Norway, which has hosted the Games twice and won more Winter Games medals than any other nation, will quit the race after the ruling Conservative and Progress parties both declined support, asking the government to stop the application.
“We’ve received clear advice and there is no reason not to follow this advice,” Conservative Prime Minister Erna Solberg said. “A big project like this, which is so expensive, requires broad popular support and there isn’t enough support for it.”
This year’s Sochi Olympics cost a record $51 billion, and while Norway promised an event a tenth of that figure, campaigners could not rally enough support in part due to fears that the cost of hosting the Games would balloon.
“The Conservative Party MPs are divided and cannot advise the government to go ahead with the Olympics. We therefore asked the government to halt the application process,” Conservative MP Trond Helleland said.
The International Olympic Committee called Oslo’s withdrawal a missed opportunity for the country, its people and the athletes.
“This is a missed opportunity for the city of Oslo and for all the people of Norway who are known worldwide for being huge fans of winter sports,” said IOC Executive Director for the Games Christoph Dubi in a statement.
“And it is mostly a missed opportunity for the outstanding Norwegian athletes who will not be able to reach new Olympic heights in their home country.”
He said Norway’s political leaders appeared to have not been briefed properly on the process and made a decision based on “half-truths and factual inaccuracies”.

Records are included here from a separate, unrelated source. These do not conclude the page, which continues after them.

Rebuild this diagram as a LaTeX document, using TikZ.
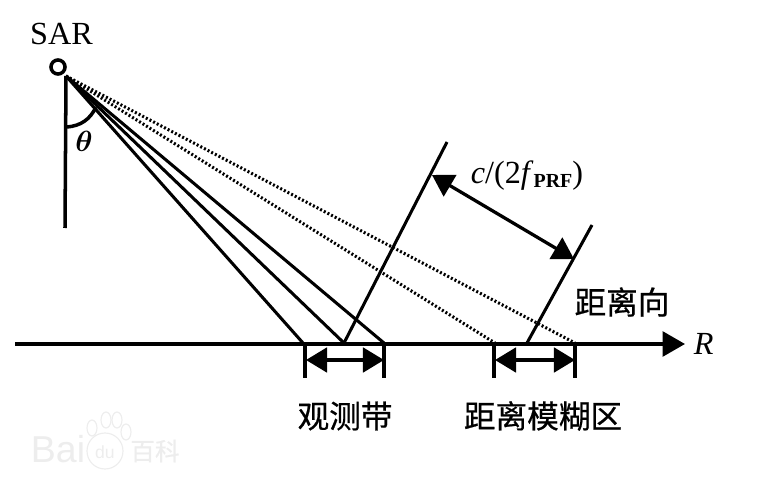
\documentclass[tikz,border=0pt]{standalone}
\usepackage{amsmath}
\usepackage{fontspec}
\setmainfont{Liberation Serif}
\newfontfamily\cjk[FakeBold=0.6]{Noto Sans CJK SC}
\newfontfamily\logofont{Liberation Sans}
\usetikzlibrary{arrows.meta}

\tikzset{
  line/.style={line width=3pt},
  beam/.style={line width=2.6pt},
  echo/.style={line width=2.6pt, dash pattern=on 1.7pt off 1.8pt},
  dim/.style={line width=2.8pt, {Triangle[length=18pt,width=21pt]}-{Triangle[length=18pt,width=21pt]}},
  lab/.style={font=\fontsize{27.5}{30}\selectfont, inner sep=0pt},
  zh/.style={font=\cjk\fontsize{27}{30}\selectfont, inner sep=0pt},
  logo/.style={text=black!7, inner sep=0pt}
}

\begin{document}
\begin{tikzpicture}[x=0.03cm, y=-0.03cm]
  \useasboundingbox (0,0) rectangle (759,485);

  % sensor
  \node [draw, circle, line width=3pt, minimum size=12pt, inner sep=0pt] (sar) at (58,67) {};
  \node [lab, above of=sar, node distance=28pt, xshift=3pt] (sarlabel) {SAR};
  \coordinate (apex) at (66,76);
  \coordinate (nadir) at (65,228);
  \draw[line] (apex) -- (nadir);

  % ground
  \coordinate (g0) at (15,344);
  \coordinate (gR) at (685,344);
  \node [lab, right of=gR, node distance=16pt] (rlabel) {\textit{R}};
  \draw[line, -{Triangle[length=19pt,width=21pt]}] (g0) -- (gR);

  % beams
  \coordinate (s1) at (303,343);
  \coordinate (s2) at (344,343);
  \coordinate (s3) at (384,343);
  \coordinate (e1) at (495,343);
  \coordinate (e2) at (575,343);
  \foreach \p in {s1,s2,s3} \draw[beam] (apex) -- (\p);
  \foreach \p in {e1,e2} \draw[echo] (apex) -- (\p);

  % angle
  \coordinate (a1) at (67,127);
  \coordinate (a2) at (96,107);
  \draw[line] (a1) to[bend right=30] (a2);
  \node [lab] (thetalabel) at (84,141) {\fontsize{29}{29}\selectfont$\boldsymbol{\theta}$};

  % range lines
  \coordinate (f1) at (527,343);
  \coordinate (t1) at (447,142);
  \coordinate (t2) at (592,225);
  \draw[beam] (s2) -- (t1);
  \draw[beam] (f1) -- (t2);

  % c/(2f)
  \coordinate (d1) at (432,175);
  \coordinate (d2) at (574,259);
  \draw[dim] (d1) -- (d2);
  \node [lab] (prf) at (527,176) {\textit{c}/(2\textit{f}\raisebox{-3pt}{\fontsize{17}{17}\selectfont\bfseries PRF})};
  \node [zh] (rangedir) at (622,302) {距离向};

  % ticks
  \foreach \x/\n in {305/k1,384/k2,494/k3,575/k4} {
    \coordinate (\n a) at (\x,344);
    \coordinate (\n b) at (\x,378);
    \draw[line] (\n a) -- (\n b);
  }
  \coordinate (w1) at (306,360);
  \coordinate (w2) at (384,360);
  \coordinate (w3) at (495,360);
  \coordinate (w4) at (575,360);
  \draw[dim] (w1) -- (w2);
  \draw[dim] (w3) -- (w4);
  \node [zh] (swath) at (345,416) {观测带};
  \node [zh] (ambig) at (543,416) {距离模糊区};

  % watermark
  \node [logo, font=\logofont\fontsize{32}{32}\selectfont] (bai) at (58,449) {Bai};
  \node [logo, font=\logofont\fontsize{15}{15}\selectfont] (du) at (105,452) {du};
  \node [logo, font=\cjk\fontsize{21}{21}\selectfont] (baike) at (155,451) {百科};
  \foreach \x/\y in {92/428,106/420,117/420,126/432}
    \draw[black!7, line width=1pt] (\x,\y) ellipse [x radius=5, y radius=8];
  \draw[black!7, line width=1pt] (105,451) circle [radius=18];
\end{tikzpicture}
\end{document}
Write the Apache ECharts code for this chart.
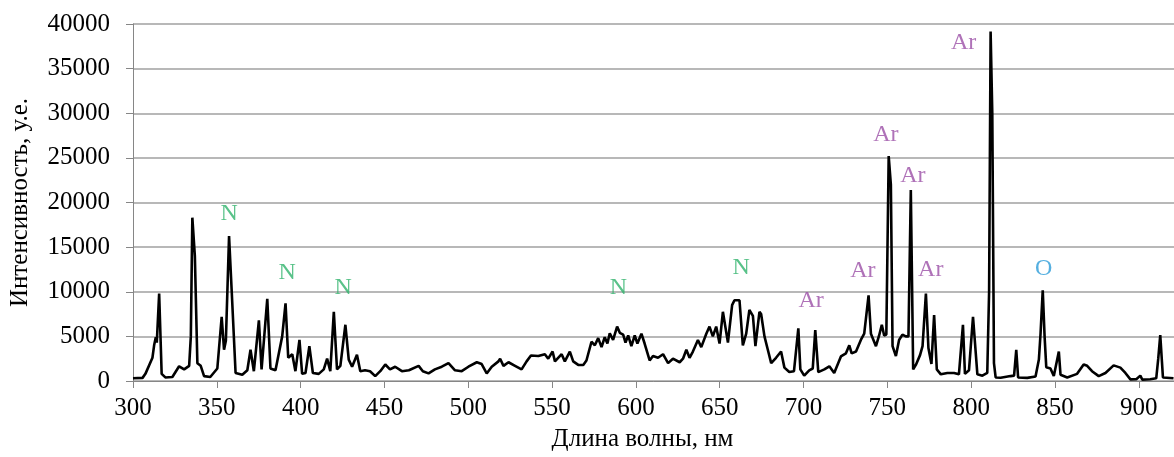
<!DOCTYPE html>
<html>
<head>
<meta charset="utf-8">
<script src="https://cdn.jsdelivr.net/npm/echarts@6/dist/echarts.min.js"></script>
<style>
  html, body { margin: 0; padding: 0; background: #ffffff; }
  #chart { width: 1174px; height: 457px; }
</style>
</head>
<body>
<div id="chart"></div>
<script>
// Emission spectrum: wavelength (nm) and intensity (arb. units)
const wavelength = [
  300.0, 305.7, 307.4, 311.6, 312.6, 313.6, 314.2, 315.6, 317.1, 319.3,
  323.5, 327.5, 330.5, 333.5, 334.5, 335.4, 336.9, 338.4, 340.4, 342.4,
  346.1, 350.3, 352.9, 354.3, 355.4, 357.3, 358.9, 361.2, 365.2, 368.2,
  370.1, 372.1, 375.1, 376.7, 380.1, 382.0, 385.0, 389.0, 391.0, 392.6,
  395.0, 396.9, 399.3, 400.9, 402.9, 405.2, 407.3, 410.8, 413.8, 415.8,
  417.7, 419.8, 421.7, 423.7, 426.7, 428.7, 430.7, 433.6, 435.6, 438.4,
  441.4, 444.5, 447.5, 450.5, 453.3, 456.4, 460.4, 464.6, 470.4, 472.9,
  476.3, 480.1, 484.2, 488.2, 492.1, 496.1, 500.1, 505.1, 508.0, 511.0,
  514.0, 518.0, 519.0, 521.0, 524.0, 527.9, 531.8, 534.8, 537.4, 541.8,
  545.7, 547.7, 550.3, 551.7, 555.7, 557.6, 560.6, 562.6, 565.6, 568.6,
  570.5, 573.5, 575.5, 577.5, 579.5, 581.4, 583.0, 584.4, 586.4, 588.8,
  590.4, 592.4, 593.8, 595.4, 597.3, 599.3, 600.9, 603.3, 605.2, 608.2,
  610.2, 613.2, 616.2, 619.2, 622.1, 626.1, 628.1, 630.1, 632.0, 634.0,
  637.0, 639.0, 642.0, 643.9, 645.9, 647.9, 649.9, 651.9, 652.9, 654.9,
  657.4, 658.8, 661.8, 663.8, 665.8, 667.7, 669.8, 671.3, 673.7, 674.7,
  676.7, 678.7, 680.7, 683.6, 686.6, 688.6, 691.5, 694.3, 696.9, 698.1,
  700.4, 703.4, 705.5, 707.0, 708.8, 712.4, 715.4, 718.3, 722.3, 725.3,
  727.3, 728.7, 731.3, 734.2, 736.2, 738.8, 740.2, 743.2, 745.1, 746.7,
  748.1, 749.4, 750.8, 752.1, 753.1, 755.1, 757.0, 759.0, 761.0, 762.6,
  764.0, 765.4, 767.0, 769.5, 771.0, 773.0, 774.5, 776.3, 777.9, 779.5,
  781.9, 785.8, 789.8, 792.7, 795.1, 796.3, 798.7, 801.1, 802.1, 803.7,
  806.7, 809.6, 810.7, 811.6, 812.6, 813.6, 814.6, 817.6, 823.5, 825.6,
  826.9, 828.0, 833.5, 838.4, 840.4, 841.4, 842.7, 843.8, 844.8, 847.3,
  849.3, 852.3, 853.3, 857.3, 863.2, 867.1, 869.2, 872.1, 876.1, 880.1,
  885.0, 889.0, 892.0, 895.0, 898.5, 900.9, 902.1, 906.8, 910.4, 911.6,
  912.8, 914.4, 920.7
];
const intensity = [
  300, 350, 800, 2600, 4000, 4900, 4300, 9800, 800, 400,
  450, 1650, 1300, 1700, 5000, 18300, 14000, 2000, 1700, 550,
  450, 1400, 7200, 3500, 4500, 16250, 10000, 900, 700, 1200,
  3500, 1100, 6800, 1300, 9200, 1400, 1200, 5000, 8700, 2600,
  3000, 1100, 4600, 800, 900, 3900, 900, 800, 1300, 2500,
  1100, 7750, 1300, 1700, 6300, 2400, 1600, 2950, 1100, 1200,
  1100, 550, 1100, 1850, 1300, 1600, 1100, 1200, 1700, 1100,
  850, 1300, 1600, 2000, 1200, 1100, 1600, 2100, 1900, 850,
  1600, 2200, 2500, 1700, 2100, 1700, 1300, 2200, 2850, 2800,
  3000, 2500, 3300, 2200, 3000, 2200, 3300, 2200, 1800, 1800,
  2300, 4400, 4000, 4800, 3800, 4900, 4200, 5350, 4600, 6100,
  5400, 5200, 4300, 5100, 3900, 5100, 4200, 5300, 4200, 2300,
  2800, 2600, 3000, 2000, 2500, 2100, 2500, 3500, 2600, 3300,
  4600, 3800, 5300, 6100, 5000, 6100, 4200, 7750, 7900, 4300,
  8500, 9050, 9050, 4000, 5300, 7950, 7300, 3900, 7750, 7500,
  5000, 3500, 2000, 2600, 3300, 1500, 1000, 1100, 5900, 1300,
  600, 1200, 1400, 5700, 1000, 1300, 1650, 900, 2750, 3100,
  4000, 3100, 3300, 4600, 5300, 9600, 5300, 3900, 5100, 6300,
  5100, 5200, 25200, 22000, 3900, 2800, 4600, 5200, 5000, 5000,
  21400, 1300, 1800, 2900, 3900, 9800, 3700, 1900, 7400, 1300,
  750, 900, 900, 750, 6300, 800, 1200, 7200, 7200, 750,
  600, 900, 10000, 39150, 30000, 2000, 400, 370, 550, 600,
  3500, 400, 350, 500, 2400, 5350, 10150, 5000, 1550, 1400,
  550, 3300, 700, 400, 800, 1850, 1700, 1100, 550, 900,
  1750, 1500, 900, 180, 200, 600, 150, 200, 300, 2500,
  5150, 400, 300
];

// Element annotations: wavelength, intensity where the tag sits, element
const tagWavelength = [357.4, 392.0, 425.3, 589.6, 662.8, 704.5, 735.4, 749.1, 765.2, 775.9, 795.5, 843.2];
const tagIntensity  = [18700, 12100, 10500, 10500, 12750, 8975, 12400, 27600, 23050, 12500, 37900, 12630];
const tagElement    = ['N', 'N', 'N', 'N', 'N', 'Ar', 'Ar', 'Ar', 'Ar', 'Ar', 'Ar', 'O'];
const elementColor  = { N: '#2fb36c', Ar: '#9b4fa6', O: '#2a9bd8' };

const xTitle = 'Длина волны, нм';
const yTitle = 'Интенсивность, у.е.';

const serif = '"Liberation Serif", "DejaVu Serif", serif';

const lineData = wavelength.map((w, i) => [w, intensity[i]]);
const tagData = tagWavelength.map((w, i) => ({
  value: [w, tagIntensity[i]],
  name: tagElement[i],
  label: { color: elementColor[tagElement[i]] }
}));

const chart = echarts.init(document.getElementById('chart'), null, { renderer: 'canvas' });
chart.setOption({
  animation: false,
  backgroundColor: '#ffffff',
  grid: { left: 130.5, right: 0, top: 24, bottom: 72, containLabel: false },
  xAxis: {
    type: 'value',
    min: 300,
    max: 921,
    interval: 50,
    name: xTitle,
    nameLocation: 'middle',
    nameGap: 46,
    nameTextStyle: { fontFamily: serif, fontSize: 25, color: '#000', padding: [0, 22, 0, 0] },
    axisLine: { show: true, lineStyle: { color: '#868686', width: 1 } },
    axisTick: { show: true, length: 7, inside: false, lineStyle: { color: '#868686' } },
    axisLabel: { fontFamily: serif, fontSize: 25, color: '#000', margin: 15, showMaxLabel: false },
    splitLine: { show: false }
  },
  yAxis: {
    type: 'value',
    min: 0,
    max: 40000,
    interval: 5000,
    name: yTitle,
    nameLocation: 'middle',
    nameGap: 100,
    nameRotate: 90,
    nameTextStyle: { fontFamily: serif, fontSize: 25, color: '#000' },
    axisLine: { show: true, lineStyle: { color: '#868686', width: 1 } },
    axisTick: { show: true, length: 7, lineStyle: { color: '#868686' } },
    axisLabel: { fontFamily: serif, fontSize: 25, color: '#000', margin: 23, formatter: v => String(v) },
    splitLine: { show: true, lineStyle: { color: '#a0a0a0', width: 1.5 } }
  },
  series: [
    {
      type: 'line',
      data: lineData,
      showSymbol: false,
      symbol: 'none',
      smooth: false,
      lineStyle: { color: '#000', width: 2.6 },
      clip: true,
      z: 3
    },
    {
      type: 'scatter',
      data: tagData,
      symbolSize: 0,
      silent: true,
      z: 4,
      label: {
        show: true,
        position: 'inside',
        formatter: p => p.name,
        fontFamily: serif,
        fontSize: 24
      }
    }
  ]
});
</script>
</body>
</html>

“Earlier this year the Norwegian bid team asked for a meeting with the IOC for an explanation of all aspects of the IOC requirements, including the financial details, and the IOC arranged this for all three bid cities in order to ensure fair play amongst the three bids,” Dubi said.
“Unfortunately, Oslo sent neither a senior member of the bid team nor a government official to this meeting. For this reason senior politicians in Norway appear not to have been properly briefed on the process and were left to take their decisions on the basis of half-truths and factual inaccuracies.”
Stockholm in Sweden, Krakow in Poland, and Ukraine’s Lviv have all previously pulled out of the bidding process. Switzerland’s St Moritz and Germany’s Munich briefly considered a run for the 2022 Games before financial concerns and local opposition led to them dropping their plans.
Oslo city council immediately said it was withdrawing its application for a state guarantee to host the Games, as it no longer saw a realistic chance of parliament backing the application.